Bob Cormier is GGP’s one of our most tenured teachers, and his path to get here is an interesting one. Bob worked as a meteorologist for 36 years before retiring from Environment Canada Weather in 2009. Like his upbringing in a Nova Scotia coal mining town, his career hadn’t exposed him to many immigrants. That was about to change in a surprising way.
An active, outgoing person, Bob didn’t stay retired for long, taking a part-time job at a grocery store. The store employed many immigrants from Eastern Europe and Bob started helping some of them build English skills. Finding he enjoyed it, Bob enrolled in the CERTESL program and met a classmate who volunteered at GGP. He became a GGP volunteer and eventually took a job teaching Literacy classes. That was in 2013, and Bob is still going strong today.
Building English skills and relationships
Bob has a lot of great memories from his years at GGP. While volunteering in an immigrant seniors class, Bob got a thrill out of clients bringing their friends to class. He says, “I thought if they’re bringing friends, they must see value.” As a teacher, he clearly remembers the first student that successfully moved up from Literacy (a level often for clients lacking literacy in their native language) to the regular CLB stream.
Sometimes Bob runs into former students in public and delights in seeing their progress. “We say hello and have a bit of conversation. I can see how much English they’ve learned and how much conversation they’re able to carry about their families or experiences. Feeling like I’ve contributed to that in some way is very rewarding.”
One aspect Bob enjoys about teaching Literacy classes is that he tends to have the same students for a long time. “It can take a long while for clients to establish a trusting relationship in their new country,” Bob says. “I feel that when I have students for as long as I do, I’m able to gradually establish that trusting relationship. Eventually you get to know a bit about their family, where they’re from, and how they feel about things.”
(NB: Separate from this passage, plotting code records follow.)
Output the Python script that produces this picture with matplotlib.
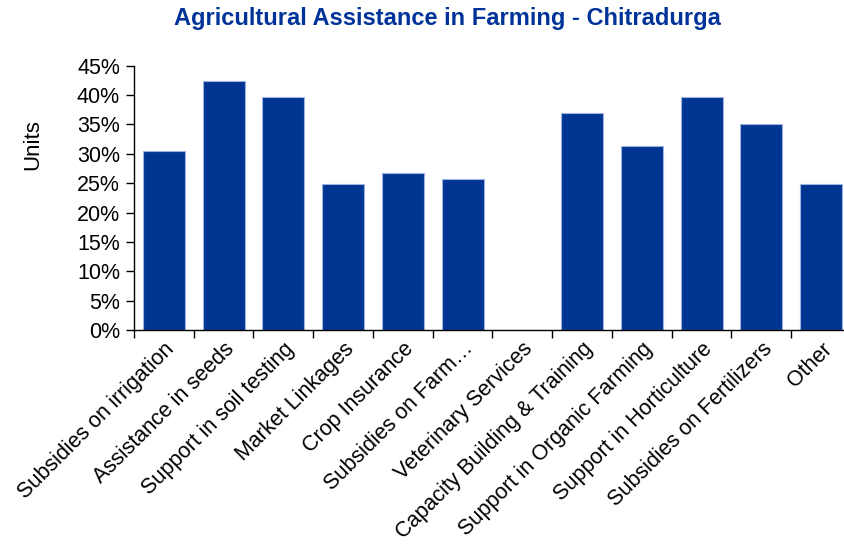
import matplotlib
matplotlib.use("Agg")
import matplotlib.pyplot as plt
from matplotlib.ticker import PercentFormatter
import numpy as np

categories = ["Subsidies on irrigation", "Assistance in seeds", "Support in soil testing",
              "Market Linkages", "Crop Insurance", "Subsidies on Farm…",
              "Veterinary Services", "Capacity Building & Training",
              "Support in Organic Farming", "Support in Horticulture",
              "Subsidies on Fertilizers", "Other"]
values = [30.5, 42.4, 39.7, 24.9, 26.7, 25.7, 0.0, 36.9, 31.4, 39.7, 35.1, 24.9]
yticks = [0, 5, 10, 15, 20, 25, 30, 35, 40, 45]

plt.rcParams['font.family'] = ['Liberation Sans', 'DejaVu Sans']

W, H = 845, 547
fig = plt.figure(figsize=(W/100, H/100), dpi=100)
ax = fig.add_axes([134/W, 1-330/H, (851-134)/W, (330-65.7)/H])

x = np.arange(len(categories))
ax.bar(x, values, width=0.7, color='#003591', edgecolor='#9fb3e0', linewidth=0.8)
ax.set_xlim(-0.5, len(categories)-0.5)
ax.set_ylim(0, 45)
ax.set_yticks(yticks)
ax.yaxis.set_major_formatter(PercentFormatter(decimals=0))
ax.tick_params(axis='y', labelsize=15.5, length=6, direction='out', width=1, pad=4)
ax.set_xticks(np.arange(-0.5, len(categories), 1.0))
ax.set_xticklabels([])
ax.tick_params(axis='x', length=6, direction='out', width=1)
ax.set_xticks(x, minor=True)
ax.set_xticklabels(categories, minor=True, rotation=45, ha='right', rotation_mode='anchor', fontsize=15.5)
ax.tick_params(axis='x', which='minor', length=0, pad=6)
for s in ['top', 'right']:
    ax.spines[s].set_visible(False)
ax.spines['left'].set_linewidth(1)
ax.spines['bottom'].set_linewidth(1)

fig.text(33/W, 1-145/H, "Units", rotation=90, ha='center', va='center', fontsize=16)
fig.text(447/W, 1-18/H, "Agricultural Assistance in Farming - Chitradurga", ha='center', va='center',
         fontsize=17, fontweight='bold', color='#003399')

fig.savefig("out.png", dpi=100)
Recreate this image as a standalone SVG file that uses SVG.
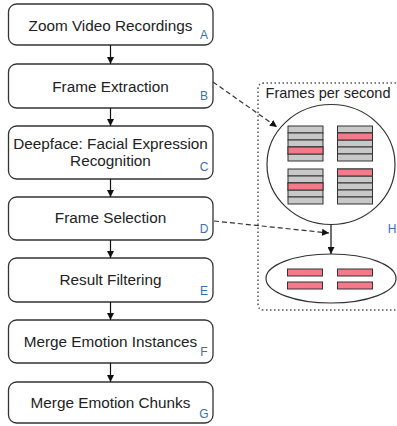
<svg xmlns="http://www.w3.org/2000/svg" width="397" height="426" viewBox="0 0 397 426">
<style>
.box{fill:#fff;stroke:#333;stroke-width:1.3}
.t{font-family:"Liberation Sans",Arial,sans-serif;font-size:15.3px;fill:#222;text-anchor:middle}
.l{font-family:"Liberation Sans",Arial,sans-serif;font-size:12px;fill:#3a6fb5;text-anchor:middle}
.g{fill:#c8c8c8;stroke:#333;stroke-width:1}
.r{fill:#f47a8a;stroke:#333;stroke-width:1}
.c{fill:none;stroke:#111;stroke-width:1.2}
.d{fill:none;stroke:#333;stroke-width:1.2;stroke-dasharray:5 3}
</style>
<defs>
<marker id="ah" viewBox="0 0 10 10" refX="10" refY="5" markerWidth="7" markerHeight="7" orient="auto" markerUnits="userSpaceOnUse">
<path d="M0,0 L10,5 L0,10 z" fill="#111"/>
</marker>
<g id="stack">
<rect class="g" x="0" y="0" width="35" height="7"/>
<rect class="g" x="0" y="7" width="35" height="7"/>
<rect class="g" x="0" y="14" width="35" height="7"/>
<rect class="g" x="0" y="21" width="35" height="7"/>
<rect class="g" x="0" y="28" width="35" height="7"/>
</g>
</defs>
<rect width="397" height="426" fill="#fff"/>

<g id="container">
<path d="M400 83 H264 Q258 83 258 89 V304 Q258 310 264 310 H400" fill="none" stroke="#555" stroke-width="1.5" stroke-dasharray="1.5 2.5"/>
<text x="328" y="98" font-family="Liberation Sans,Arial,sans-serif" font-size="14.5" fill="#222" text-anchor="middle">Frames per second</text>
<text class="l" x="392" y="233">H</text>
</g>

<g id="A"><rect class="box" x="8.5" y="4" width="204.5" height="41" rx="8"/><text class="t" x="110.5" y="31">Zoom Video Recordings</text><text class="l" x="204" y="39">A</text></g>
<g id="B"><rect class="box" x="8.5" y="64" width="204.5" height="44" rx="8"/><text class="t" x="110.5" y="92">Frame Extraction</text><text class="l" x="204" y="100">B</text></g>
<g id="C"><rect class="box" x="8.5" y="126" width="204.5" height="53" rx="8"/><text class="t" x="110.5" y="149">Deepface: Facial Expression</text><text class="t" x="110.5" y="166">Recognition</text><text class="l" x="204" y="171">C</text></g>
<g id="D"><rect class="box" x="8.5" y="197" width="204.5" height="43" rx="8"/><text class="t" x="110.5" y="223">Frame Selection</text><text class="l" x="204" y="233">D</text></g>
<g id="E"><rect class="box" x="8.5" y="258" width="204.5" height="44" rx="8"/><text class="t" x="110.5" y="285">Result Filtering</text><text class="l" x="204" y="295">E</text></g>
<g id="F"><rect class="box" x="8.5" y="320" width="204.5" height="43" rx="8"/><text class="t" x="110.5" y="347">Merge Emotion Instances</text><text class="l" x="204" y="356">F</text></g>
<g id="G"><rect class="box" x="8.5" y="382" width="204.5" height="41" rx="8"/><text class="t" x="110.5" y="408">Merge Emotion Chunks</text><text class="l" x="204" y="418">G</text></g>

<g id="frames">
<ellipse cx="331" cy="164.5" rx="64" ry="60" fill="#fff" stroke="#333" stroke-width="1.2"/>
<use href="#stack" x="288" y="126"/><rect class="r" x="288" y="147" width="35" height="7"/>
<use href="#stack" x="337.5" y="126"/><rect class="r" x="337.5" y="133" width="35" height="7"/>
<use href="#stack" x="288" y="169"/><rect class="r" x="288" y="183" width="35" height="7"/>
<use href="#stack" x="337.5" y="169"/><rect class="r" x="337.5" y="169" width="35" height="7"/>
</g>

<g id="selected">
<ellipse cx="331" cy="278.5" rx="65" ry="24.5" fill="#fff" stroke="#333" stroke-width="1.2"/>
<rect class="r" x="287.5" y="269" width="35" height="7"/>
<rect class="r" x="337.5" y="269" width="35" height="7"/>
<rect class="r" x="287.5" y="282" width="35" height="7"/>
<rect class="r" x="337.5" y="282" width="35" height="7"/>
</g>

<g id="connectors">
<line class="c" x1="110.5" y1="45" x2="110.5" y2="64" marker-end="url(#ah)"/>
<line class="c" x1="110.5" y1="108" x2="110.5" y2="126" marker-end="url(#ah)"/>
<line class="c" x1="110.5" y1="179" x2="110.5" y2="197" marker-end="url(#ah)"/>
<line class="c" x1="110.5" y1="240" x2="110.5" y2="258" marker-end="url(#ah)"/>
<line class="c" x1="110.5" y1="302" x2="110.5" y2="320" marker-end="url(#ah)"/>
<line class="c" x1="110.5" y1="363" x2="110.5" y2="382" marker-end="url(#ah)"/>
<line class="c" x1="331" y1="224.5" x2="331" y2="254" marker-end="url(#ah)"/>
<line class="d" x1="213" y1="82" x2="277" y2="127" marker-end="url(#ah)"/>
<line class="d" x1="214" y1="221" x2="329" y2="233" marker-end="url(#ah)"/>
</g>
</svg>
Over the years, Bob has also made great memories with fellow staff. He notes GGP’s special environment saying, “The end goal for all of us, no matter what type of work we do, is essentially helping refugees and immigrants make a better life for themselves. Anytime you feel you’re achieving that, it’s very rewarding. That’s what keeps me going.”
Learning is a two-way street
There’s no doubt Bob’s teaching has positively affected countless clients and their families, and Bob is quick to note how he has been affected, too. “Teaching English enabled me to see a side of life I didn’t think much about before—integrating into a foreign culture,” he says. “I’ve developed a real sense of empathy for people and the situations they were born into, as well as the situations in their new life.”
Working at GGP has exposed Bob to different people and cultures (and food!), which he thinks builds understanding that’s important in today’s world. “A lot of the problems we have in our country now between various groups of people are basically the result of people not talking to one another or knowing each other,” Bob explains. “When you actually get to meet people and experience some of their thoughts and their culture, that breaks down a lot of barriers. For me anyway. I feel that I’m a more enriched person since I’ve started doing this teaching business.”